Exploratory Machine Learning with Unknown Unknowns
Peng Zhao, Jia-Wei Shan, Yu-Jie Zhang, Zhi-Hua Zhou
TL;DR
This work tackles learning in the presence of unknown unknowns created by insufficient feature information, where hidden classes may be misperceived as known ones during training. It introduces Exploratory Machine Learning (ExML), a framework combining a rejection model, feature exploration, and model cascade to both classify known classes and uncover hidden ones by augmenting the feature space under a budget. Theoretical results show that ExML can achieve favorable excess-risk guarantees relative to standard supervised learning, using uniform allocation or median-elimination strategies to identify informative features.
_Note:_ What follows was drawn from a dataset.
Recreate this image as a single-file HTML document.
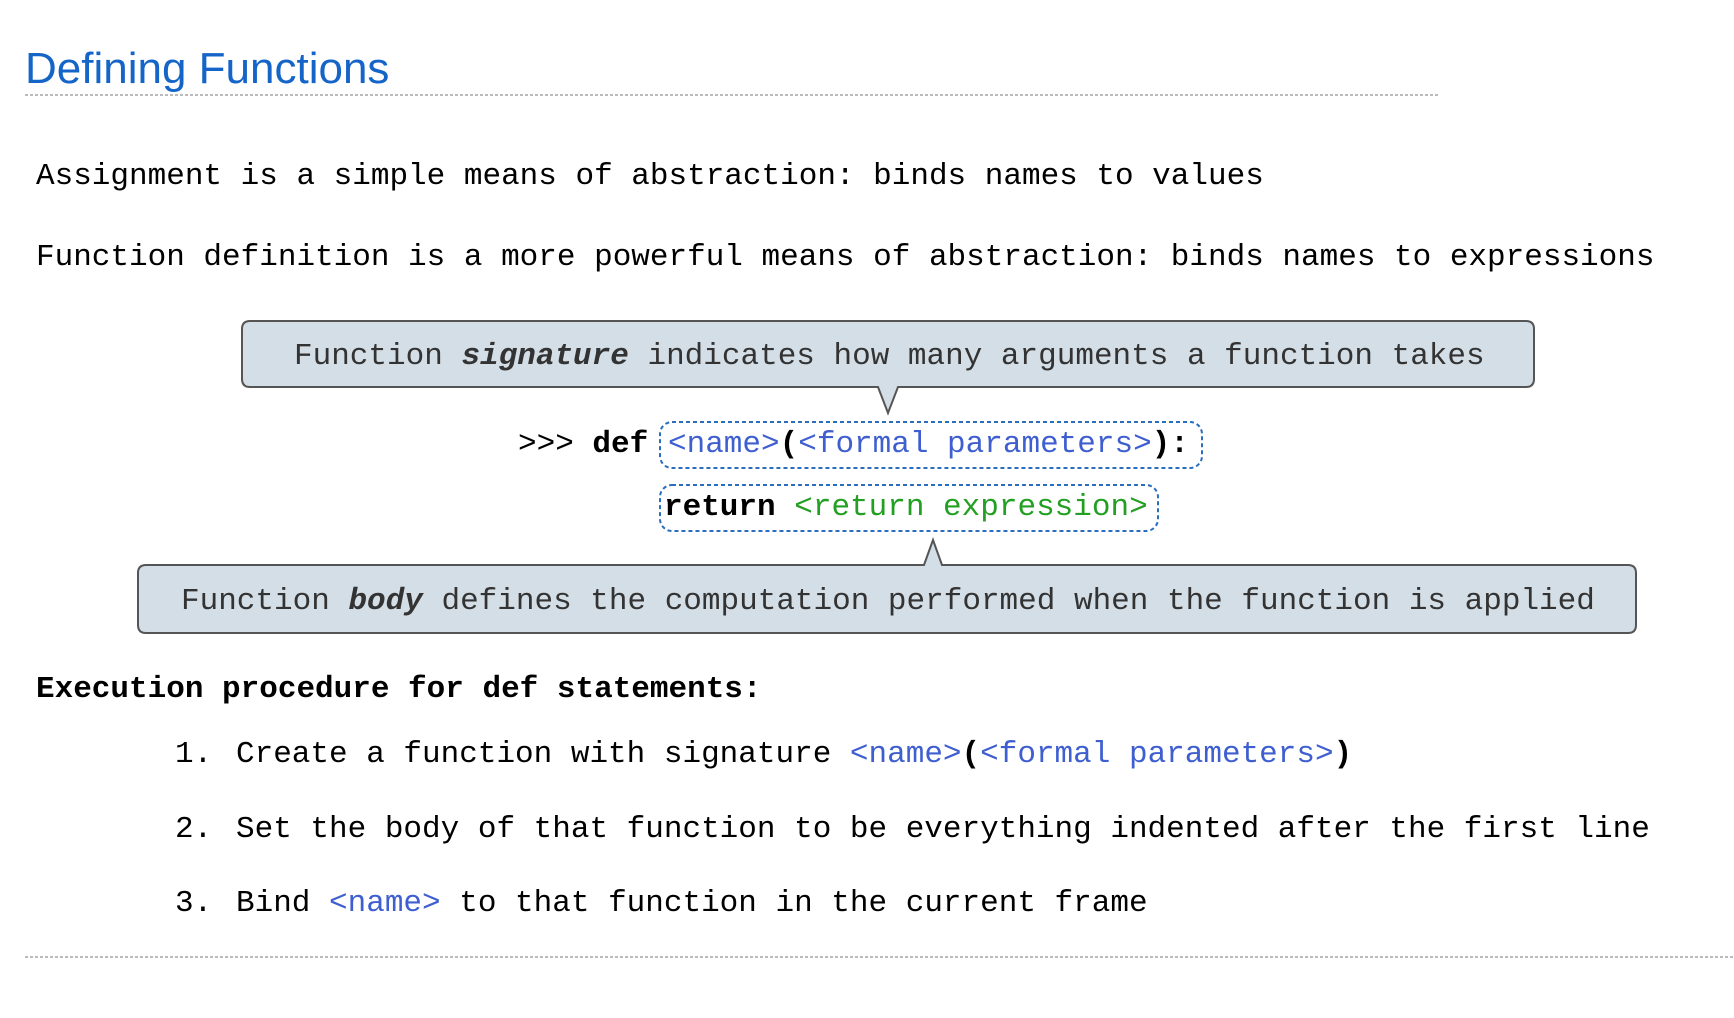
<!DOCTYPE html>
<html><head><meta charset="utf-8"><style>
html,body{margin:0;padding:0;background:#fff;}
svg{display:block;}
text{font-family:"Liberation Mono","DejaVu Sans Mono",monospace;font-size:31px;}
.b{fill:#3f5fd0;}.g{fill:#23a023;}.k{fill:#000;}
</style></head><body>
<svg width="1734" height="1018" viewBox="0 0 1734 1018" xmlns="http://www.w3.org/2000/svg">
<text x="25" y="83" style="font-family:'Liberation Sans',sans-serif;font-size:44px;fill:#1565c8">Defining Functions</text>
<line x1="25" y1="95" x2="1438" y2="95" stroke="#bbb" stroke-width="2" stroke-dasharray="3,2"/>
<text x="36" y="184" class="k">Assignment is a simple means of abstraction: binds names to values</text>
<text x="36" y="265" class="k">Function definition is a more powerful means of abstraction: binds names to expressions</text>

<path d="M250,321 H1526 Q1534,321 1534,329 V379 Q1534,387 1526,387 H898 L888,413 L878,387 H250 Q242,387 242,379 V329 Q242,321 250,321 Z" fill="#d4dee6" stroke="#555" stroke-width="2"/>
<text x="294" y="364" fill="#333">Function <tspan font-weight="bold" font-style="italic">signature</tspan> indicates how many arguments a function takes</text>

<text x="518" y="452" class="k">&gt;&gt;&gt; <tspan font-weight="bold">def</tspan></text>
<rect x="660" y="422" width="542" height="46" rx="12" fill="none" stroke="#2a6ebd" stroke-width="2" stroke-dasharray="4,3"/>
<text x="668" y="452"><tspan class="b">&lt;name&gt;</tspan><tspan class="k" font-weight="bold">(</tspan><tspan class="b">&lt;formal parameters&gt;</tspan><tspan class="k" font-weight="bold">):</tspan></text>
<rect x="660" y="485" width="498" height="46" rx="12" fill="none" stroke="#2a6ebd" stroke-width="2" stroke-dasharray="4,3"/>
<text x="664" y="515"><tspan class="k" font-weight="bold">return</tspan> <tspan class="g">&lt;return expression&gt;</tspan></text>

<path d="M146,565 H924 L933,540 L942,565 H1628 Q1636,565 1636,573 V625 Q1636,633 1628,633 H146 Q138,633 138,625 V573 Q138,565 146,565 Z" fill="#d4dee6" stroke="#555" stroke-width="2"/>
<text x="181" y="609" fill="#333">Function <tspan font-weight="bold" font-style="italic">body</tspan> defines the computation performed when the function is applied</text>

<text x="36" y="697" class="k" font-weight="bold">Execution procedure for def statements:</text>
<text x="175" y="762" class="k">1.</text>
<text x="236" y="762" class="k">Create a function with signature <tspan class="b">&lt;name&gt;</tspan><tspan font-weight="bold">(</tspan><tspan class="b">&lt;formal parameters&gt;</tspan><tspan font-weight="bold">)</tspan></text>
<text x="175" y="837" class="k">2.</text>
<text x="236" y="837" class="k">Set the body of that function to be everything indented after the first line</text>
<text x="175" y="911" class="k">3.</text>
<text x="236" y="911" class="k">Bind <tspan class="b">&lt;name&gt;</tspan> to that function in the current frame</text>
<line x1="25" y1="957" x2="1734" y2="957" stroke="#bbb" stroke-width="2" stroke-dasharray="3,2"/>
</svg>
</body></html>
Empirical evaluation on synthetic and real-world datasets demonstrates that ExML improves robustness to hidden classes, with budget-aware feature exploration effectively focusing on high-quality, cost-efficient features. The framework offers a principled approach to open-world learning under feature deficiency and suggests broader applicability to decision-making contexts with unknown unknowns.
Abstract
In conventional supervised learning, a training dataset is given with ground-truth labels from a known label set, and the learned model will classify unseen instances to known labels. This paper studies a new problem setting in which there are unknown classes in the training data misperceived as other labels, and thus their existence appears unknown from the given supervision. We attribute the unknown unknowns to the fact that the training dataset is badly advised by the incompletely perceived label space due to the insufficient feature information. To this end, we propose the exploratory machine learning, which examines and investigates training data by actively augmenting the feature space to discover potentially hidden classes. Our method consists of three ingredients including rejection model, feature exploration, and model cascade. We provide theoretical analysis to justify its superiority, and validate the effectiveness on both synthetic and real datasets.